The project, however, has caused some controversy within the Japantown community, as the task force has requested the city delay the designation of the Peace Plaza as a landmark while organization members develop a plan for what they would like to see in the remediation project. The Historic Preservation Commission and the San Francisco Planning Department staff advised the landmark designation for the plaza and pagoda be done together following prior work done with the task force’s Cultural Heritage Committee.
Looking to the Future
Whether it is the merchants association, the task force or the newly formed community benefit district, all organizations are looking toward the continued relevancy of San Francisco’s Japantown.
“Our mission and purpose is to preserve one of the three remaining Japantowns in the United States … and to implement the JCHESS document which has been supported by the planning commission, the board of supervisors, and was supported by the mayor. So that is our mission and goal,” Mori said. The Japantown Cultural Heritage and Economic Sustainability Strategy is a city approved document that suggested the development of the community benefit district and the remediation of the Peace Plaza.

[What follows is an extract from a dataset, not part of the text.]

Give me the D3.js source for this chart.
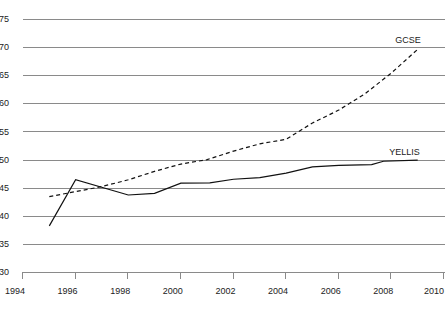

“I think the interest is to help ensure that Japantown — the property owners, businesses — remain viable and everything we can possibly do to improve things for those key stakeholders are achieved,” Ishida said on the community benefit district.
Additionally, the expiration of a set of covenants loom in the horizon for the community.
Mori noted that the developers of the Japan Center East and West Malls — Beverly Hills-based 3D Investments — have been bound by covenants which restrict their development. “Those covenants are up in 2021. … So we need to be proactive on that situation as opposed to reactive.”
“A lot of us are worried about what’s going to happen, because 3D hasn’t been communicative with any of us,” Hashimoto said. “It could be sold, developed, we have to see what happens. There’s some community folks meeting to see if the current covenants could be extended, but 3D probably will not agree to that.”